**Set task**
Starting with the first line of the listing, quote each line exactly until and including the one with "anchor=east] (escoge) at", leaving pictures out.

**Given data**
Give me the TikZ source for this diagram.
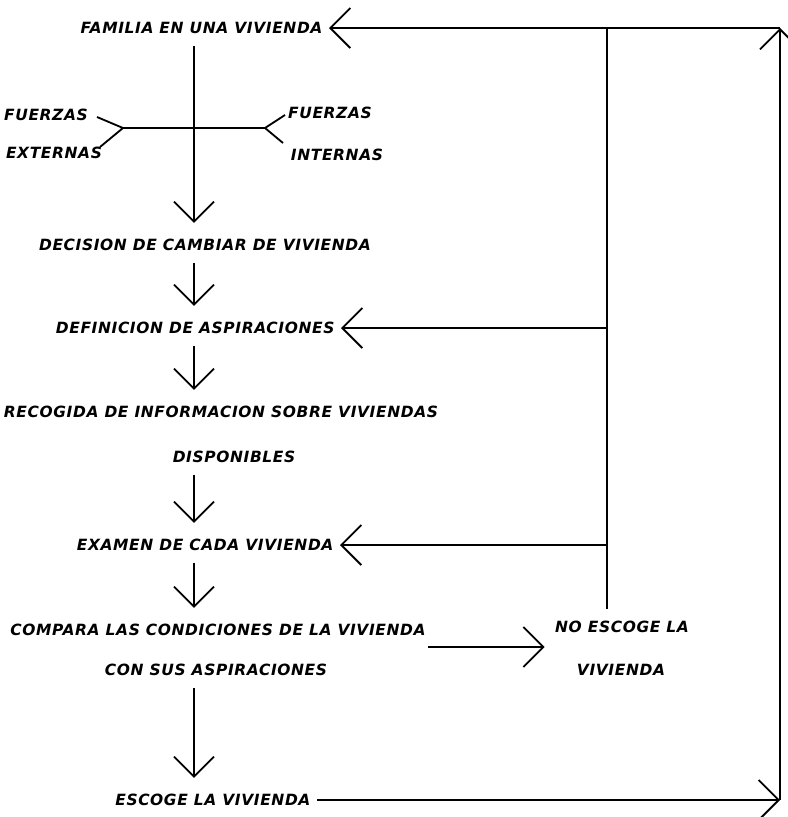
\documentclass[tikz,border=0pt]{standalone}
\usepackage{fontspec}
\usepackage{tikz}
\usetikzlibrary{arrows.meta,positioning,calc}
\newfontfamily\plotfont[LetterSpace=4]{DejaVu Sans}

\tikzset{
    etapa/.style={font=\plotfont\bfseries\itshape\fontsize{11}{13}\selectfont, inner xsep=4, inner ysep=8},
    flecha/.style={-{Straight Barb[length=5mm,width=10mm]}},
}

\begin{document}
\begin{tikzpicture}[x=0.025cm, y=-0.025cm, line width=1.3pt]
    \useasboundingbox (0,0) rectangle (788,817);

    % Etapas
    \node[etapa, anchor=east] (familia) at (329,28) {FAMILIA EN UNA VIVIENDA};
    \node[etapa] (decision) at (205,245) {DECISION DE CAMBIAR DE VIVIENDA};
    \node[etapa, anchor=east] (definicion) at (341,328) {DEFINICION DE ASPIRACIONES};
    \node[etapa] (recogida) at (221,412) {RECOGIDA DE INFORMACION SOBRE VIVIENDAS};
    \node[etapa] (disponibles) at (234,457) {DISPONIBLES};
    \node[etapa, anchor=east] (examen) at (340,545) {EXAMEN DE CADA VIVIENDA};
    \node[etapa] (compara) at (218,630) {COMPARA LAS CONDICIONES DE LA VIVIENDA};
    \node[etapa] (consus) at (216,670) {CON SUS ASPIRACIONES};
    \node[etapa] (noescoge) at (622,627) {NO ESCOGE LA};
    \node[etapa] (novivienda) at (621,670) {VIVIENDA};
    \node[etapa, anchor=east] (escoge) at (317,800) {ESCOGE LA VIVIENDA};

    % Fuerzas
    \node[etapa] (fext) at (46,115) {FUERZAS};
    \node[etapa] (fextb) at (54,153) {EXTERNAS};
    \node[etapa] (fint) at (330,113) {FUERZAS};
    \node[etapa] (fintb) at (337,155) {INTERNAS};

    % Lineas guia
    \coordinate (espina) at (194,0);
    \coordinate (retorno) at (607,0);
    \coordinate (esqsup) at (780,28);
    \coordinate (esqinf) at (780,800);
    \coordinate (fizq) at (123,128);
    \coordinate (fder) at (265,128);
    \coordinate (decide) at (428,647);

    % Secuencia principal
    \foreach \a/\b in {familia/decision, decision/definicion, definicion/recogida,
                       disponibles/examen, examen/compara, consus/escoge} {
        \draw[flecha, shorten >=1mm] (\a.south -| espina) -- (\b.north -| espina);
    }

    % Fuerzas externas e internas
    \draw (fizq) -- (fder);
    \draw (fizq) ++(-26,-11) -- (fizq) -- ++(-23,19);
    \draw (fder) ++(20,-13) -- (fder) -- ++(18,15);

    % Rechazo y vuelta atras
    \draw[flecha, shorten >=1mm] (decide) -- (noescoge.west |- decide);
    \draw (noescoge.north -| retorno) -- (retorno |- familia);
    \draw[flecha] (retorno |- definicion) -- (definicion.east);
    \draw[flecha] (retorno |- examen) -- (examen.east);

    % Ciclo completo
    \draw[flecha] (escoge.east) -- (esqinf);
    \draw[flecha] (esqinf) -- (esqsup);
    \draw[flecha] (esqsup) -- (familia.east);
\end{tikzpicture}
\end{document}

**Full answer**
Give me the TikZ source for this diagram.
\documentclass[tikz,border=0pt]{standalone}
\usepackage{fontspec}
\usepackage{tikz}
\usetikzlibrary{arrows.meta,positioning,calc}
\newfontfamily\plotfont[LetterSpace=4]{DejaVu Sans}

\tikzset{
    etapa/.style={font=\plotfont\bfseries\itshape\fontsize{11}{13}\selectfont, inner xsep=4, inner ysep=8},
    flecha/.style={-{Straight Barb[length=5mm,width=10mm]}},
}

\begin{document}
\begin{tikzpicture}[x=0.025cm, y=-0.025cm, line width=1.3pt]
    \useasboundingbox (0,0) rectangle (788,817);

    % Etapas
    \node[etapa, anchor=east] (familia) at (329,28) {FAMILIA EN UNA VIVIENDA};
    \node[etapa] (decision) at (205,245) {DECISION DE CAMBIAR DE VIVIENDA};
    \node[etapa, anchor=east] (definicion) at (341,328) {DEFINICION DE ASPIRACIONES};
    \node[etapa] (recogida) at (221,412) {RECOGIDA DE INFORMACION SOBRE VIVIENDAS};
    \node[etapa] (disponibles) at (234,457) {DISPONIBLES};
    \node[etapa, anchor=east] (examen) at (340,545) {EXAMEN DE CADA VIVIENDA};
    \node[etapa] (compara) at (218,630) {COMPARA LAS CONDICIONES DE LA VIVIENDA};
    \node[etapa] (consus) at (216,670) {CON SUS ASPIRACIONES};
    \node[etapa] (noescoge) at (622,627) {NO ESCOGE LA};
    \node[etapa] (novivienda) at (621,670) {VIVIENDA};
    \node[etapa, anchor=east] (escoge) at (317,800) {ESCOGE LA VIVIENDA};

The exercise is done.